The Food Marketing Institute (FMI) and the nonprofit Center for Food Integrity (CFI) have joined forces to promulgate a new culture of transparency in the food system as a way to build consumer trust and create a more profound connection to food. Consolidating research that the two groups conducted separately, a new white paper, “Transparency Roadmap for Food Retailers: Strategies to Build Consumer Trust,” offers guidance for food retailers and suppliers for giving shoppers clear information about food.

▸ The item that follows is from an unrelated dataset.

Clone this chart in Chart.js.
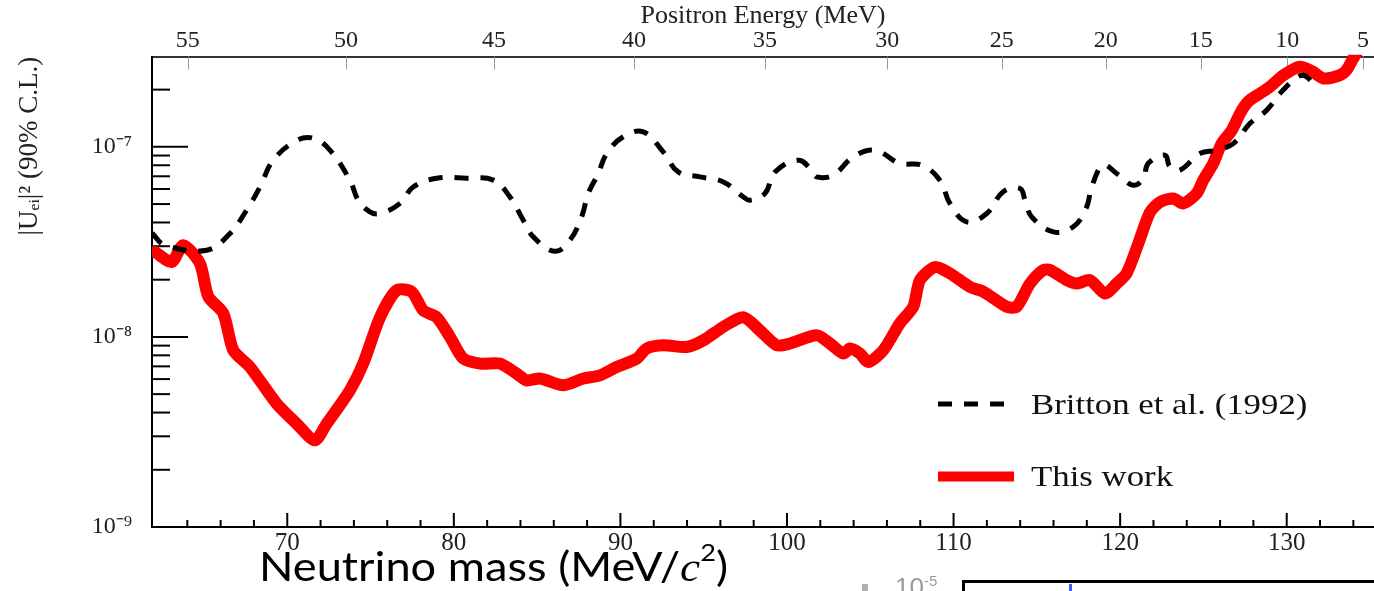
<!DOCTYPE html>
<html>
<head>
<meta charset="utf-8">
<script src="https://cdn.jsdelivr.net/npm/chart.js@4.4.0/dist/chart.umd.min.js"></script>
<style>
html,body{margin:0;padding:0;background:#fff;overflow:hidden;}
#wrap{position:relative;width:1374px;height:591px;overflow:hidden;background:#fff;}
#c{position:absolute;left:0;top:0;}
#xtitle{position:absolute;left:259px;top:546px;font-family:Lato,"Open Sans",sans-serif;font-size:40px;line-height:1;color:#000;white-space:nowrap;transform:scaleX(1.13);transform-origin:0 0;}
#xtitle i{font-family:"Liberation Serif",serif;font-size:40px;}
#xtitle sup{font-size:24px;vertical-align:0;position:relative;top:-20px;}
#frag10{position:absolute;left:895px;top:574px;font-family:"Liberation Sans",sans-serif;font-size:26px;line-height:1;color:#9a9a9a;white-space:nowrap;}
#frag10 sup{font-size:15px;position:relative;top:-10px;vertical-align:0;}
#fragbox{position:absolute;left:962px;top:580px;width:420px;height:30px;border-top:3px solid #000;border-left:3px solid #000;}
#fragblue{position:absolute;left:1069px;top:584px;width:3px;height:8px;background:#3a5cff;}
#fraggrey{position:absolute;left:862px;top:584px;width:6px;height:8px;background:#b0b0b0;}
</style>
</head>
<body>
<div id="wrap">
<canvas id="c" width="1374" height="591"></canvas>
<div id="xtitle">Neutrino mass (MeV/<i>c</i><sup>2</sup>)</div>
<div id="fraggrey"></div>
<div id="frag10">10<sup>-5</sup></div>
<div id="fragbox"></div>
<div id="fragblue"></div>
</div>
<script>
// ---------------- data ----------------
const massThisWork = [62.06,63.06,63.76,64.76,65.26,66.16,66.76,67.76,69.36,70.56,71.66,72.37,73.76,74.56,75.57,76.57,77.47,78.16,78.97,79.77,80.57,81.57,82.77,83.77,84.37,85.17,86.57,87.77,88.77,89.78,90.98,91.58,92.57,93.98,94.97,96.18,97.38,98.38,99.38,100.18,101.78,102.58,103.38,103.78,104.38,104.88,105.78,106.78,107.58,107.98,108.88,109.78,110.99,111.79,113.19,113.79,114.59,115.39,115.79,116.79,117.39,118.19,119.09,119.79,120.39,121.09,121.79,122.39,123.19,123.79,124.60,124.99,125.59,126.09,126.70,127.20,127.69,128.40,129.00,129.80,130.79,131.59,132.19,133.19,133.60,133.99,134.39];
const ueiThisWork = [2.80e-8,2.48e-8,3.04e-8,2.43e-8,1.63e-8,1.33e-8,8.51e-9,6.95e-9,4.46e-9,3.50e-9,2.86e-9,3.50e-9,5.24e-9,7.24e-9,1.27e-8,1.76e-8,1.73e-8,1.38e-8,1.27e-8,1.00e-8,7.69e-9,7.24e-9,7.24e-9,6.41e-9,5.91e-9,6.04e-9,5.57e-9,6.04e-9,6.28e-9,6.95e-9,7.69e-9,8.69e-9,9.04e-9,8.85e-9,9.59e-9,1.13e-8,1.27e-8,1.08e-8,9.04e-9,9.23e-9,1.02e-8,9.23e-9,8.18e-9,8.69e-9,8.18e-9,7.38e-9,8.51e-9,1.18e-8,1.44e-8,1.99e-8,2.33e-8,2.16e-8,1.83e-8,1.73e-8,1.44e-8,1.44e-8,1.91e-8,2.25e-8,2.25e-8,1.99e-8,1.91e-8,1.99e-8,1.69e-8,1.91e-8,2.16e-8,3.10e-8,4.53e-8,5.12e-8,5.35e-8,5.04e-8,5.69e-8,6.68e-8,8.19e-8,1.04e-7,1.22e-7,1.50e-7,1.73e-7,1.91e-7,2.07e-7,2.38e-7,2.64e-7,2.48e-7,2.29e-7,2.38e-7,2.54e-7,2.92e-7,3.31e-7];

const massBritton = [61.88,62.66,65.16,66.56,67.56,68.36,69.16,70.56,71.56,72.56,73.76,74.26,74.96,75.57,76.77,77.56,78.97,80.77,82.37,83.37,84.17,84.77,86.07,86.97,87.67,88.07,88.67,89.18,90.17,91.37,92.57,93.47,94.78,96.18,97.38,97.78,98.68,99.28,100.68,101.48,101.78,102.78,103.98,105.28,106.78,108.09,109.18,109.78,110.79,111.99,112.98,113.99,114.29,114.69,115.99,117.19,117.99,118.29,118.99,119.79,120.79,121.39,121.69,122.69,122.99,123.59,124.79,125.80,126.79,127.80,128.80,129.60,130.40,131.00,131.60];
const ueiBritton = [3.52e-8,3.04e-8,2.86e-8,3.50e-8,4.65e-8,6.15e-8,8.51e-8,1.08e-7,1.11e-7,9.61e-8,6.68e-8,5.24e-8,4.55e-8,4.46e-8,5.04e-8,6.15e-8,6.83e-8,6.83e-8,6.68e-8,5.45e-8,4.11e-8,3.36e-8,2.82e-8,3.23e-8,4.28e-8,5.69e-8,7.24e-8,9.23e-8,1.13e-7,1.20e-7,9.41e-8,7.38e-8,6.95e-8,6.54e-8,5.45e-8,5.24e-8,5.69e-8,7.38e-8,8.51e-8,7.54e-8,6.95e-8,7.10e-8,8.86e-8,9.61e-8,8.18e-8,8.01e-8,6.68e-8,5.04e-8,4.03e-8,4.46e-8,5.80e-8,6.04e-8,5.24e-8,4.28e-8,3.57e-8,3.80e-8,4.83e-8,6.15e-8,8.01e-8,7.24e-8,6.28e-8,6.83e-8,8.19e-8,9.04e-8,7.85e-8,7.54e-8,9.23e-8,9.61e-8,1.04e-7,1.33e-7,1.56e-7,1.91e-7,2.24e-7,2.38e-7,2.16e-7];

const seriesLabels = ['Britton et al. (1992)', 'This work'];

// tick labels and positions
const massTicks = [70, 80, 90, 100, 110, 120, 130];
const massMinorTicks = [64,66,68,72,74,76,78,82,84,86,88,92,94,96,98,102,104,106,108,112,114,116,118,122,124,126,128,132,134];
const energyTicks = [55, 50, 45, 40, 35, 30, 25, 20, 15, 10, 5];
const energyTickMass = [64.02, 73.52, 82.41, 90.81, 98.68, 106.02, 112.89, 119.13, 124.84, 130.03, 134.58];
const yTickValues = [1e-9, 1e-8, 1e-7];
const yTickLabels = ['10\u207B\u2079', '10\u207B\u2078', '10\u207B\u2077'];
const yMinorTicks = [2e-9,3e-9,4e-9,5e-9,6e-9,7e-9,8e-9,9e-9,2e-8,3e-8,4e-8,5e-8,6e-8,7e-8,8e-8,9e-8,2e-7];

const xMin = 61.88, xMax = 135.24;
const yMin = 1e-9, yMax = 2.98e-7;

// ---------------- chart ----------------
const serif = '"Liberation Serif", "Times New Roman", serif';

function toPoints(xs, ys) { return xs.map((x, i) => ({x: x, y: ys[i]})); }

const innerTicks = {
  id: 'innerTicks',
  beforeDatasetsDraw(chart) {
    const {ctx, chartArea: a, scales} = chart;
    ctx.save();
    ctx.lineCap = 'butt';
    const seg = (x1, y1, x2, y2) => { ctx.beginPath(); ctx.moveTo(x1, y1); ctx.lineTo(x2, y2); ctx.stroke(); };
    ctx.strokeStyle = '#000';
    ctx.lineWidth = 2;
    massTicks.forEach(v => { const p = scales.x.getPixelForValue(v); seg(p, a.bottom, p, a.bottom - 14); });
    massMinorTicks.forEach(v => { const p = scales.x.getPixelForValue(v); seg(p, a.bottom, p, a.bottom - 7); });
    yTickValues.forEach(v => { const p = scales.y.getPixelForValue(v); if (p < a.bottom - 1) seg(a.left, p, a.left + 36, p); });
    yMinorTicks.forEach(v => { const p = scales.y.getPixelForValue(v); seg(a.left, p, a.left + 18, p); });
    ctx.strokeStyle = '#9a9a9a';
    ctx.lineWidth = 1;
    energyTickMass.forEach(v => { const p = Math.round(scales.x2.getPixelForValue(v)) + 0.5; seg(p, a.top, p, a.top + 13); });
    ctx.restore();
  }
};

const insideLegend = {
  id: 'insideLegend',
  afterDraw(chart) {
    const {ctx, chartArea: a} = chart;
    const ds = chart.data.datasets;
    const x0 = a.left + 786, x1 = a.left + 858, tx = a.left + 879;
    const rows = [{d: ds[0], y: 404}, {d: ds[1], y: 476.5}];
    ctx.save();
    rows.forEach(r => {
      ctx.beginPath();
      ctx.setLineDash(r.d.borderDash || []);
      ctx.lineWidth = r.d.borderDash ? 5 : 10;
      ctx.strokeStyle = r.d.borderColor;
      ctx.lineCap = 'butt';
      ctx.moveTo(x0, r.y);
      ctx.lineTo(r.d.borderDash ? x1 : x1 + 4, r.y);
      ctx.stroke();
      ctx.setLineDash([]);
      ctx.save();
      ctx.translate(tx, r.y + 9.5);
      ctx.scale(1.2, 1);
      ctx.font = '29px ' + serif;
      ctx.fillStyle = '#111';
      ctx.textBaseline = 'alphabetic';
      ctx.fillText(r.d.label, 0, 0);
      ctx.restore();
    });
    ctx.restore();
  }
};

new Chart(document.getElementById('c'), {
  type: 'line',
  data: {
    datasets: [
      {
        label: seriesLabels[0],
        data: toPoints(massBritton, ueiBritton),
        borderColor: '#000',
        borderWidth: 5,
        borderDash: [14, 12],
        borderCapStyle: 'butt',
        tension: 0.4,
        pointRadius: 0,
        fill: false
      },
      {
        label: seriesLabels[1],
        data: toPoints(massThisWork, ueiThisWork),
        borderColor: '#ff0000',
        borderWidth: 12,
        borderJoinStyle: 'round',
        borderCapStyle: 'round',
        tension: 0.25,
        pointRadius: 0,
        fill: false,
        clip: {left: 0, top: 2, right: 0, bottom: 0}
      }
    ]
  },
  options: {
    responsive: false,
    devicePixelRatio: 1,
    animation: false,
    layout: {padding: 0},
    plugins: {legend: {display: false}, tooltip: {enabled: false}},
    scales: {
      x: {
        type: 'linear', position: 'bottom', min: xMin, max: xMax,
        afterBuildTicks: s => { s.ticks = massTicks.map(v => ({value: v})); },
        afterFit: s => { s.height = 64; },
        grid: {display: false, drawTicks: false},
        border: {display: true, color: '#000', width: 2},
        ticks: {font: {family: serif, size: 25}, color: '#222', padding: 1, maxRotation: 0, autoSkip: false,
                callback: (v, i) => String(massTicks[i])}
      },
      x2: {
        type: 'linear', position: 'top', min: xMin, max: xMax,
        afterBuildTicks: s => { s.ticks = energyTickMass.map(v => ({value: v})); },
        afterFit: s => { s.height = 56.7; },
        grid: {display: false, drawTicks: false},
        border: {display: true, color: '#333', width: 2},
        ticks: {font: {family: serif, size: 24}, color: '#222', padding: 2, maxRotation: 0, autoSkip: false,
                callback: (v, i) => String(energyTicks[i])},
        title: {display: true, text: 'Positron Energy (MeV)', font: {family: serif, size: 26}, color: '#222',
                padding: {top: 1, bottom: 0}}
      },
      y: {
        type: 'logarithmic', position: 'left', min: yMin, max: yMax,
        afterBuildTicks: s => { s.ticks = yTickValues.map(v => ({value: v})); },
        afterFit: s => { s.width = 152; },
        grid: {display: false, drawTicks: false},
        border: {display: true, color: '#000', width: 2},
        ticks: {font: {family: serif, size: 24}, color: '#222', padding: 20, autoSkip: false,
                callback: (v, i) => yTickLabels[i]},
        title: {display: true, text: '|U\u2091\u1D62|\u00B2 (90% C.L.)', align: 'end', font: {family: serif, size: 27}, color: '#222',
                padding: {top: 14, bottom: 0}}
      }
    }
  },
  plugins: [innerTicks, insideLegend]
});
</script>
</body>
</html>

“In an age when information flows freely – from trustworthy and some not-so-trustworthy sources – food consumers simply want balanced, credible information regarding the products in the supermarket,” said David Fikes, VP, communications and consumer/community affairs at Arlington, Va.-based FMI. “Grocers who provide easy access to clear information the shopper wants will be rewarded by a shift in consumer perception – moving from being a simple purveyor of food to a trusted ally in the shopper’s food experience.”

FMI is collaborating with CFI on the development of a transparency index, based on consumer transparency expectations, that will offer retailers an easy-to-use tool both for assessing how well they’ve integrated transparency into their cultures and operations and providing specific research-based guidance to improve transparency.

In creating the index, CFI pinpointed six transparency areas that are important for consumers:

  1. Effect of food on health
  2. Food safety
  3. Impact on environment
  4. Labor and human rights
  5. Treatment of animals raised for food
  6. Business ethics in food production

“Consumers hold food manufacturers and farmers chiefly responsible for transparency, CFI has found; however, food retailers are increasingly in the spotlight as they place more focus on their own brands and private label products,” noted Charlie Arnot, CEO of Gladstone, Mo.-based CFI. “Trust-building transparency is no longer optional, but rather a basic consumer expectation.”

The release of the white paper and its outline of actionable steps and resources represents the first phase of what the organizations have dubbed “a multiyear transparency journey.”